The removals were done in the middle of the night, drawing less public attention and trying to prevent any clashes with protesters.

Maryland’s Republican Gov. Larry Hogan this week expressed his support for removing the Taney statue. Notably, he had a very different opinion in 2015 one more similar to Trump’s. At the time he pointed to the history tied to Confederate monuments.

“Where do we draw the line” he said at the time. “Some of this is our history. We hear people saying we should dig up the Confederate cemeteries in Maryland.”

“George Washington was a slave owner,” Hogan also said. “Should we remove him from the statehouse”

While Maryland was a slave state during the Civil War era, it was considered a Border state. Most of its soldiers fought for the North, though.

Meanwhile, Trump’s fellow Republicans have been distancing themselves from him amid his numerous offensive and racist statements over the days following Charlottesville.

Sen. Bob Corker (R-Tenn.) called into question Trump’s competence to fulfill his duties as POTUS.

“The president has not yet been able to demonstrate the ability or the competence that he needs to be successful,” Corker said.

“He has not demonstrated that he understands what has made this nation great and what it is today, and he’s got to demonstrate the characteristics of a president who understands that,” he also said. “And without the things that I just mentioned happening, our nation is going to go through great peril.”

Sen. Tim Scott of South Carolina, the only Black Republican senator, said in an interview with VICE on Thursday that Trump’s comments this week compromise the “clarity and moral authority” people need to see from a president.

Trump took to Twitter to attack Sen. Lindsey Graham (R-S.C.), saying that the senator was speaking out against the president only for “publicity.”

Graham responded in a series of tweets.

The debate of what Confederacy symbolizes in today’s society was largely reawakened after white supremacist Dylann Roof murdered nine Black parishioners at a historically Black church in South Carolina. Photos of Roof later surfaced with Confederate memorabilia.

In May New Orleans Mayor Mitch Landrieu delivered a powerful speech after the last of four Confederate monuments were taken down in his city. He believes New Orleans, which he describes as “truly a city of many nations, a melting pot” and is also “rooted in a diverse people who have been here together every step of the way,” is better for it.

“These monuments purposefully celebrate a fictional, sanitized Confederacy, ignoring the death, ignoring the enslavement and the terror that it actually stood for,” Landrieu said in a powerful speech on Friday.

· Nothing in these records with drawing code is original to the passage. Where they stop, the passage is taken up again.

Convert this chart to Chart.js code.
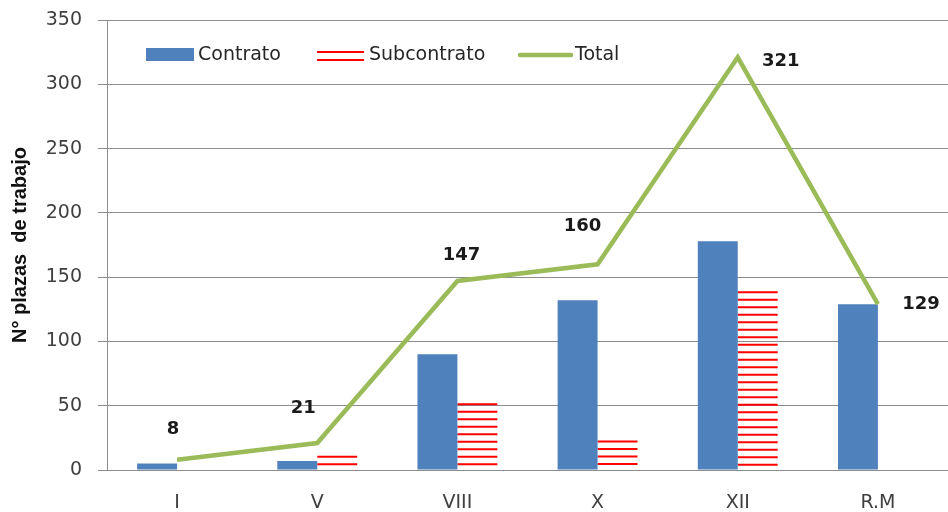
<!DOCTYPE html>
<html>
<head>
<meta charset="utf-8">
<script src="https://cdn.jsdelivr.net/npm/chart.js@4.4.1/dist/chart.umd.min.js"></script>
<style>
html,body{margin:0;padding:0;background:#fff;}
#wrap{width:948px;height:512px;position:relative;}
</style>
</head>
<body>
<div id="wrap"><canvas id="c" width="948" height="512"></canvas></div>
<script>
const categories = ['I', 'V', 'VIII', 'X', 'XII', 'R.M'];
const contrato = [5, 7, 90, 132, 178, 129];
const subcontrato = [0, 11, 52, 23, 139, 0];
const total = [8, 21, 147, 160, 321, 129];
const yTicks = [0, 50, 100, 150, 200, 250, 300, 350];

const BLUE = '#4F81BD', RED = '#FF0000', GREEN = '#9BBB59';
const GRID = '#8C8C8C';

// label offsets relative to the total-line point (style only)
const labelOffsets = [[-4,-30],[-14,-35],[4,-26],[-15,-38],[43,4],[43,0]];

const hatchPlugin = {
  id: 'hatch',
  afterDatasetDraw(chart, args) {
    if (args.index !== 1) return;
    const ctx = chart.ctx;
    ctx.save();
    ctx.strokeStyle = RED;
    ctx.lineWidth = 2;
    args.meta.data.forEach(bar => {
      const p = bar.getProps(['x','y','base','width'], true);
      if (p.base - p.y < 1) return;
      const l = p.x - p.width/2, r = p.x + p.width/2;
      for (let yy = p.y + 1; yy < p.base - 2; yy += 7.5) {
        ctx.beginPath();
        ctx.moveTo(l, yy);
        ctx.lineTo(r, yy);
        ctx.stroke();
      }
    });
    ctx.restore();
  }
};

const decorPlugin = {
  id: 'decor',
  afterDraw(chart) {
    const ctx = chart.ctx;
    const area = chart.chartArea;
    ctx.save();
    const meta = chart.getDatasetMeta(2);
    ctx.font = 'bold 18px "DejaVu Sans"';
    ctx.fillStyle = '#1a1a1a';
    ctx.textAlign = 'center';
    ctx.textBaseline = 'middle';
    meta.data.forEach((pt, i) => {
      const o = labelOffsets[i];
      ctx.fillText(String(total[i]), pt.x + o[0], pt.y + o[1]);
    });
    ctx.save();
    ctx.translate(20, (area.top + area.bottom) / 2);
    ctx.rotate(-Math.PI / 2);
    ctx.font = 'bold 20px "Liberation Sans"';
    ctx.fillStyle = '#111';
    ctx.fillText('N° plazas  de trabajo', 0, 0);
    ctx.restore();
    const ly = 55;
    ctx.font = '19px "DejaVu Sans"';
    ctx.textAlign = 'left';
    const ds = chart.data.datasets;
    ctx.fillStyle = BLUE;
    ctx.fillRect(146, 48, 48, 13);
    ctx.fillStyle = '#262626';
    ctx.fillText(ds[0].label, 198, ly);
    ctx.strokeStyle = RED;
    ctx.lineWidth = 2;
    [52, 60].forEach(yy => {
      ctx.beginPath(); ctx.moveTo(317, yy); ctx.lineTo(364, yy); ctx.stroke();
    });
    ctx.fillText(ds[1].label, 369, ly);
    ctx.strokeStyle = GREEN;
    ctx.lineWidth = 4.5;
    ctx.lineCap = 'round';
    ctx.beginPath(); ctx.moveTo(520, 55); ctx.lineTo(571, 55); ctx.stroke();
    ctx.fillText(ds[2].label, 575, ly);
    ctx.restore();
  }
};

new Chart(document.getElementById('c'), {
  data: {
    labels: categories,
    datasets: [
      { type: 'bar', label: 'Contrato', data: contrato, backgroundColor: BLUE,
        categoryPercentage: 0.57, barPercentage: 1.0, order: 1 },
      { type: 'bar', label: 'Subcontrato', data: subcontrato, backgroundColor: 'rgba(255,255,255,0)',
        categoryPercentage: 0.57, barPercentage: 1.0, order: 2 },
      { type: 'line', label: 'Total', data: total, borderColor: GREEN, borderWidth: 4.5,
        pointRadius: 0, pointHoverRadius: 0, tension: 0, borderJoinStyle: 'miter', fill: false, order: 0 }
    ]
  },
  options: {
    responsive: false,
    animation: false,
    devicePixelRatio: 1,
    layout: { padding: { top: 20, right: 0, bottom: 0, left: 0 } },
    plugins: { legend: { display: false }, tooltip: { enabled: false }, title: { display: false } },
    scales: {
      x: {
        grid: { display: false },
        border: { display: true, color: GRID, width: 1 },
        ticks: { color: '#404040', font: { family: 'DejaVu Sans', size: 19 }, padding: 14 },
        afterFit(scale) { scale.height = 42; scale.paddingLeft = 0; scale.paddingRight = 0; }
      },
      y: {
        min: 0, max: 350,
        afterBuildTicks(scale) { scale.ticks = yTicks.map(v => ({ value: v })); },
        grid: { color: GRID, lineWidth: 1, drawTicks: true, tickLength: 9 },
        border: { display: true, color: GRID, width: 1 },
        ticks: { color: '#404040', font: { family: 'DejaVu Sans', size: 19 }, padding: 16 },
        afterFit(scale) { scale.width = 107; scale.paddingTop = 0; scale.paddingBottom = 0; }
      }
    }
  },
  plugins: [hatchPlugin, decorPlugin]
});
</script>
</body>
</html>
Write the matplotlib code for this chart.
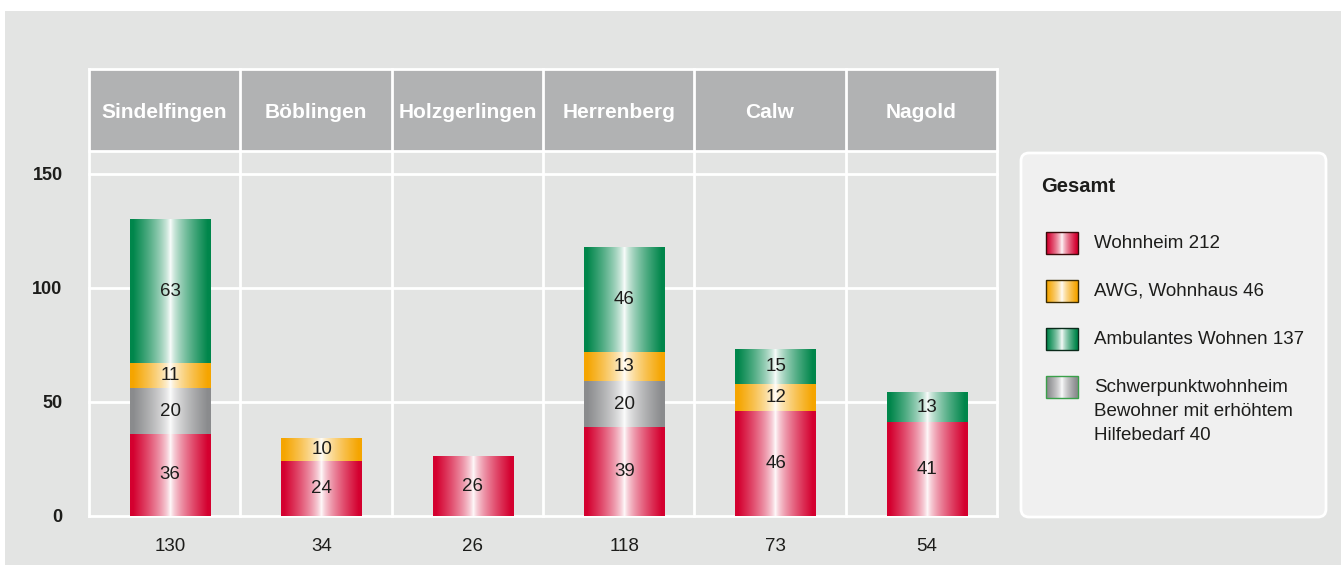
import matplotlib
matplotlib.use("Agg")
import matplotlib.pyplot as plt
import numpy as np
from matplotlib.patches import Rectangle, FancyBboxPatch

plt.rcParams["font.family"] = ["Liberation Sans", "DejaVu Sans"]

# ------------------------------------------------------------------
# data
cities = ["Sindelfingen", "Böblingen", "Holzgerlingen", "Herrenberg", "Calw", "Nagold"]
wohnheim = [36, 24, 26, 39, 46, 41]
schwerpunkt = [20, 0, 0, 20, 0, 0]
awg = [11, 10, 0, 13, 12, 0]
ambulant = [63, 0, 0, 46, 15, 13]
y_ticks = [0, 50, 100, 150]

series = [  # bottom -> top
    ("Wohnheim", wohnheim, "#d4002f"),
    ("Schwerpunktwohnheim\nBewohner mit erhöhtem\nHilfebedarf", schwerpunkt, "#8a8b8d"),
    ("AWG, Wohnhaus", awg, "#f5a500"),
    ("Ambulantes Wohnen", ambulant, "#00864b"),
]
legend_order = [0, 2, 3, 1]
swatch_edges = ["#3a0a0a", "#3aa04a", "#3a2a00", "#0a2a1a"]

totals = np.sum([s[1] for s in series], axis=0)

BG = "#e3e4e3"
HEADER = "#b1b2b3"
INK = "#1d1d1b"
W, H = 1341, 565


def gradient(colour, n=256):
    """cylinder look: colour at the edges, white in the middle"""
    c = np.array(matplotlib.colors.to_rgb(colour))
    t = np.abs(np.linspace(-1, 1, n))
    f = np.clip(t * 1.08, 0, 1) ** 0.7
    img = (1 - f)[:, None] * 1.0 + f[:, None] * c[None, :]
    return img[None, :, :]


fig = plt.figure(figsize=(W / 100, H / 100), dpi=100)
fig.patch.set_facecolor("white")
fig.add_artist(Rectangle((5 / W, 0), 1, (H - 11) / H, transform=fig.transFigure,
                         facecolor=BG, edgecolor="none", zorder=0))

# ------------------------------------------------------------------
# main chart
ax = fig.add_axes([89 / W, (H - 516) / H, 908 / W, (516 - 69) / H])
ax.set_facecolor("none")
n = len(cities)
ytop = 196
header_lo = 160
shift = 0.037          # bars sit a touch right of the column centre
ax.set_xlim(-0.5, n - 0.5)
ax.set_ylim(0, ytop)

for i, city in enumerate(cities):
    ax.add_patch(Rectangle((i - 0.5, header_lo), 1, ytop - header_lo,
                           facecolor=HEADER, edgecolor="none", zorder=1))
    ax.text(i, (header_lo + ytop) / 2 - 1, city, ha="center", va="center",
            color="white", fontsize=15, fontweight="bold", zorder=5)

for y in y_ticks + [header_lo, ytop]:
    ax.axhline(y, color="white", lw=2, zorder=2, clip_on=False)
for xb in np.arange(-0.5, n, 1.0):
    ax.axvline(xb, color="white", lw=2, zorder=2, clip_on=False)

bw = 0.53
bottom = np.zeros(n)
for name, vals, colour in series:
    img = gradient(colour)
    for i, v in enumerate(vals):
        if v <= 0:
            continue
        xc = i + shift
        ax.imshow(img, extent=(xc - bw / 2, xc + bw / 2, bottom[i], bottom[i] + v),
                  aspect="auto", interpolation="bilinear", zorder=3)
        ax.text(xc, bottom[i] + v / 2, str(v), ha="center", va="center",
                fontsize=13.5, color=INK, zorder=4)
    bottom += np.array(vals)

ax.set_xlim(-0.5, n - 0.5)
ax.set_ylim(0, ytop)
ax.set_aspect("auto")
ax.set_yticks(y_ticks)
ax.set_yticklabels([str(t) for t in y_ticks], fontsize=13, fontweight="bold", color=INK)
ax.set_xticks(np.arange(n) + shift)
ax.set_xticklabels([str(t) for t in totals], fontsize=13.5, color=INK)
ax.tick_params(axis="y", length=0, pad=19)
ax.tick_params(axis="x", length=0, pad=16)
for sp in ax.spines.values():
    sp.set_visible(False)

# ------------------------------------------------------------------
# legend panel (pixel coordinates)
lax = fig.add_axes([0, 0, 1, 1])
lax.set_xlim(0, W)
lax.set_ylim(H, 0)
lax.axis("off")
lax.add_patch(FancyBboxPatch((1021, 153), 305, 364,
                             boxstyle="round,pad=0,rounding_size=8",
                             facecolor="#f0f0f0", edgecolor="white", lw=2))
lax.text(1041, 187, "Gesamt", fontsize=14.5, fontweight="bold", color=INK,
         ha="left", va="center")
y0 = 243
for k, idx in enumerate(legend_order):
    name, vals, colour = series[idx]
    yc = y0 + 48 * k
    lax.imshow(gradient(colour), extent=(1046, 1078, yc + 11, yc - 11),
               aspect="auto", interpolation="bilinear", zorder=3)
    lax.add_patch(Rectangle((1046, yc - 11), 32, 22, facecolor="none",
                            edgecolor=swatch_edges[idx], lw=1, zorder=4))
    lines = f"{name} {sum(vals)}".split("\n")
    for j, line in enumerate(lines):
        lax.text(1094, yc + 24 * j, line, fontsize=13.5, color=INK,
                 ha="left", va="center")
lax.set_xlim(0, W)
lax.set_ylim(H, 0)
lax.set_aspect("auto")

fig.savefig("out.png", dpi=100)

To those who tie the Confederacy to history, Landrieu points to a much darker part of history that is often left out of the conversation:

“And it immediately begs the questions, why there are no slave ship monuments, no prominent markers on public land to remember the lynchings or the slave blocks; nothing to remember this long chapter of our lives; the pain, the sacrifice, the shame all of it happening on the soil of New Orleans. So for those self-appointed defenders of history and the monuments, they are eerily silent on what amounts to this historical malfeasance, a lie by omission. There is a difference between remembrance of history and reverence of it.”

The statues were not erected in honor of history they were erected “to rewrite history to hide the truth, which is that the Confederacy was on the wrong side of humanity,” Landrieu said.